Demand Deficit Overwhelms India's Investment Push
India's private investment is struggling to recover, with a significant demand deficit overshadowing government efforts to stimulate growth. Policies aimed at boosting investment, such as tax cuts and increased infrastructure spending, are failing to counteract the core issue: insufficient domestic consumption.
Consumer Spending Hits Structural Low
The primary drag on the economy is weak consumer demand. Private consumption as a share of GDP has fallen from 61% in FY12 to an estimated 55.7% by FY25. This decline is largely due to a decade of stagnant real wages, particularly affecting the informal sector, which makes up over 80% of the workforce. Many salaried workers are still seeing real wages below 2019 levels. This income stagnation leads to lower spending, making businesses reluctant to invest in new production capacity.
GDP Growth Masks Real Weakness
Headline GDP figures might be misleading, showing robust growth driven by the formal sector while masking the weaker performance of the informal sector and stagnant mass consumption. This can create a false impression of economic health.
Infrastructure Spending's Limited Impact
Despite a tripling of infrastructure allocations to ₹10 trillion by FY24, the boost to overall demand has been limited. This is partly because public consumption expenditure has decreased. Additionally, much of the infrastructure funding goes into loans and financial support rather than directly increasing productive assets.
External Pressures Add to Concerns
The trade deficit widened to $119.30 billion in FY25 as imports grew faster than exports. While services exports provide some support, future trade could be affected by AI's impact on global patterns and geopolitical issues affecting shipping.

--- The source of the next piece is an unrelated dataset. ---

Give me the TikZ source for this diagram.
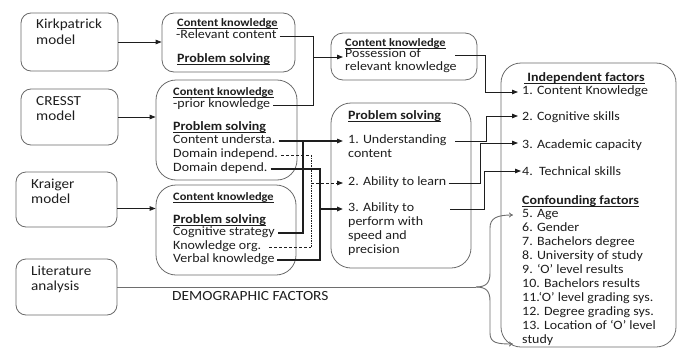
\documentclass[tikz,border=0pt]{standalone}
\usepackage{fontspec}
\setmainfont{Carlito}[FakeStretch=1.1]
\usetikzlibrary{arrows.meta}
\definecolor{ink}{HTML}{1E1E1E}
\definecolor{edge}{HTML}{6A6A6A}
\definecolor{litc}{HTML}{6E6E6E}
\newcommand\myul[1]{\setbox0\hbox{#1}\rlap{\rule[-1.3pt]{\wd0}{0.6pt}}\box0}
\begin{document}
\begin{tikzpicture}[x=1pt,y=-1pt,
  box/.style={draw=edge, line width=0.8pt, inner sep=0pt},
  txt/.style={anchor=west, inner sep=0pt, text=ink, font=\fontsize{12.7}{14}\selectfont, text height=8.4pt, text depth=2.6pt},
  hs/.style={txt, font=\fontsize{11.3}{13}\selectfont\bfseries},
  hb/.style={txt, font=\fontsize{12.7}{14}\selectfont\bfseries},
  mdl/.style={txt, font=\fontsize{13.8}{15}\selectfont},
  arr/.style={-{Triangle[length=6pt,width=4.5pt]}},
  con/.style={draw=ink, line width=0.8pt},
  conm/.style={draw=ink, line width=1.3pt},
  cont/.style={draw=ink, line width=1.9pt},
  cond/.style={draw=ink, line width=0.8pt, dash pattern=on 3pt off 2pt},
  lit/.style={draw=litc, line width=0.9pt}
]
\useasboundingbox (0,0) rectangle (686,351);

% left model boxes
\node[box, rounded corners=10pt, minimum width=97pt, minimum height=58pt] (kp) at (69.5,42) {};
\node[box, rounded corners=10pt, minimum width=97pt, minimum height=56pt] (cr) at (69.5,117) {};
\node[box, rounded corners=10pt, minimum width=101pt, minimum height=55pt] (kr) at (66.5,199.5) {};
\node[box, rounded corners=10pt, minimum width=101pt, minimum height=56pt] (lit) at (66.5,287) {};
\node[mdl] (kp1) at (36,26) {Kirkpatrick};
\node[mdl] (kp2) at (36,42) {model};
\node[mdl] (cr1) at (36,103) {CRESST};
\node[mdl] (cr2) at (36,118) {model};
\node[mdl] (kr1) at (31,186) {Kraiger};
\node[mdl] (kr2) at (31,201) {model};
\node[mdl] (li1) at (31,273) {Literature};
\node[mdl] (li2) at (31,288) {analysis};

% middle boxes
\node[box, rounded corners=12pt, minimum width=133pt, minimum height=59pt] (bA) at (228.5,42.5) {};
\node[box, rounded corners=20pt, minimum width=141pt, minimum height=100pt] (bB) at (226.5,130) {};
\node[box, rounded corners=20pt, minimum width=140pt, minimum height=90pt] (bC) at (226,230) {};
\node[box, rounded corners=12pt, minimum width=146pt, minimum height=47pt] (bD) at (404,56.5) {};
\node[box, rounded corners=20pt, minimum width=140pt, minimum height=165pt] (bE) at (401,185.5) {};
\node[box, rounded corners=20pt, minimum width=175pt, minimum height=284pt] (bF) at (588.5,205) {};

\node[hs] (a1) at (177,24) {\myul{Content knowledge}};
\node[txt] (a2) at (176,36) {-Relevant content};
\node[hb] (a3) at (177,60) {\myul{Problem solving}};

\node[hs] (b1) at (173,93) {\myul{Content knowledge}};
\node[txt] (b2) at (173,105) {-prior knowledge};
\node[hb] (b3) at (173,128) {\myul{Problem solving}};
\node[txt] (b4) at (173,141) {Content understa.};
\node[txt] (b5) at (173,155) {Domain independ.};
\node[txt] (b6) at (173,169) {Domain depend.};

\node[hs] (c1) at (173,198) {\myul{Content knowledge}};
\node[hb] (c2) at (173,221) {\myul{Problem solving}};
\node[txt] (c3) at (173,233) {Cognitive strategy};
\node[txt] (c4) at (173,247) {Knowledge org.};
\node[txt] (c5) at (173,260) {Verbal knowledge};

\node[hs] (d1) at (345,44) {\myul{Content knowledge}};
\node[txt] (d2) at (345,55) {Possession of};
\node[txt] (d3) at (345,68) {relevant knowledge};

\node[hb] (e1) at (348,117) {\myul{Problem solving}};
\node[txt] (e2) at (348,141) {1. Understanding};
\node[txt] (e3) at (348,155) {content};
\node[txt] (e4) at (348,183) {2. Ability to learn};
\node[txt] (e5) at (348,209) {3. Ability to};
\node[txt] (e6) at (348,223) {perform with};
\node[txt] (e7) at (348,237) {speed and};
\node[txt] (e8) at (348,251) {precision};

\node[hb] (f0) at (524,79) {\myul{\ Independent factors}};
\node[txt] (f1) at (522,92) {1. Content Knowledge};
\node[txt] (f2) at (522,118) {2. Cognitive skills};
\node[txt] (f3) at (522,146) {3. Academic capacity};
\node[txt] (f4) at (522,173) {4.\ \ Technical skills};
\node[hb] (f5) at (522,202) {\myul{Confounding factors}};
\node[txt] (g5) at (522,215) {5. Age};
\node[txt] (g6) at (522,229) {6. Gender};
\node[txt] (g7) at (522,243) {7. Bachelors degree};
\node[txt] (g8) at (522,257) {8. University of study};
\node[txt] (g9) at (522,271) {9. ‘O’ level results};
\node[txt] (g10) at (522,285) {10. Bachelors results};
\node[txt] (g11) at (522,299) {11.‘O’ level grading sys.};
\node[txt] (g12) at (522,313) {12. Degree grading sys.};
\node[txt] (g13) at (522,327) {13. Location of ‘O’ level};
\node[txt] (g14) at (522,341) {study};

\node[mdl, font=\fontsize{14}{15}\selectfont] (demo) at (172,298) {DEMOGRAPHIC FACTORS};

% bend coordinates
\coordinate (busA) at (313,57);
\coordinate (dout) at (455,0);
\coordinate (busD) at (485,0);
\coordinate (busU) at (303,0);
\coordinate (busI) at (311,0);
\coordinate (busT) at (320,0);
\coordinate (eoutU) at (455,0);
\coordinate (eout3) at (450,0);
\coordinate (r1) at (486,0);
\coordinate (r2) at (480,0);
\coordinate (r3) at (484,0);
\coordinate (tip) at (476,287);

% model arrows
\draw[con,arr] (kp.east) -- (kp.east -| bA.west);
\draw[con,arr] (cr.east) -- (cr.east -| bB.west);
\draw[con,arr] ([yshift=-9pt]kr.east) -- ([yshift=-9pt]kr.east -| bC.west);

% literature line and brace
\draw[lit] (lit.east) -- (tip);
\draw[lit,-{To[length=4pt,width=5pt]}] (tip) .. controls (486,287) and (490,283) .. (490,273) -- (490,228) .. controls (490,218) and (497,215) .. ([xshift=-9pt]g5.west);
\draw[lit,-{To[length=4pt,width=5pt]}] (tip) .. controls (486,287) and (490,291) .. (490,301) -- (490,333) .. controls (490,343) and (497,344) .. ([xshift=-9pt,yshift=-3pt]g14.west);

% content knowledge bus
\draw[con] ([xshift=3pt]a2.east) -- (a2.east -| busA) -- (b2.east -| busA) -- ([xshift=3pt]b2.east);
\draw[con,arr] (busA) -- ([xshift=-2pt]busA -| d2.west);
\draw[con,arr] (d2.west -| dout) -- (d2.west -| busD) -- (f1.west -| busD) -- ([xshift=-4pt]f1.west);

% understanding bus
\draw[conm,arr] ([xshift=3pt]b4.east) -- ([xshift=-5pt]e2.west);
\draw[conm] (b4.east -| busU) -- (c3.east -| busU) -- ([xshift=3pt]c3.east);

% ability to learn (dashed)
\draw[cond] ([xshift=3pt]b5.east) -- (b5.east -| busI);
\draw[draw=ink, line width=0.8pt, dash pattern=on 1.5pt off 1pt] (b5.east -| busI) -- (c4.east -| busI);
\draw[cond] ([xshift=8pt]c4.east) -- (c4.east -| busI);
\draw[cond,arr] (e4.west -| busI) -- ([xshift=-5pt]e4.west);

% perform bus (thick)
\draw[cont] ([xshift=3pt]b6.east) -- (b6.east -| busT) -- (c5.east -| busT) -- ([xshift=2pt]c5.east);
\draw[cont,arr] (e5.west -| busT) -- ([xshift=-5pt]e5.west);

% problem solving outputs
\draw[con,arr] (e2.west -| eoutU) -- (e2.west -| r1) -- ([yshift=2pt]f2.west -| r1) -- ([xshift=-4pt,yshift=2pt]f2.west);
\draw[con,arr] ([xshift=2pt]e4.east) -- (e4.east -| r2) -- ([yshift=3pt]f3.west -| r2) -- ([xshift=-4pt,yshift=3pt]f3.west);
\draw[con,arr] (e5.west -| eout3) -- (e5.west -| r3) -- ([yshift=2pt]f4.west -| r3) -- ([xshift=-1pt,yshift=2pt]f4.west);
\end{tikzpicture}
\end{document}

Policy Options Narrow, Investment Ratio Falls
Lowering interest rates is difficult due to global factors, and their effectiveness in a demand-poor environment is questionable. Corporate tax cuts in 2019, meant to spur investment, were mainly used by companies to pay down debt. As a result, the investment-to-GDP ratio has dropped from 28% in FY12 to 21.1% in FY23. With limited fiscal space, further tax cuts are unlikely. India's economic revival hinges on structural reforms that boost mass consumption, improve rural incomes, create better jobs, and ensure fairer income distribution. Without stronger consumer purchasing power, private investment is unlikely to rebound, leaving the economy exposed to ongoing demand weakness.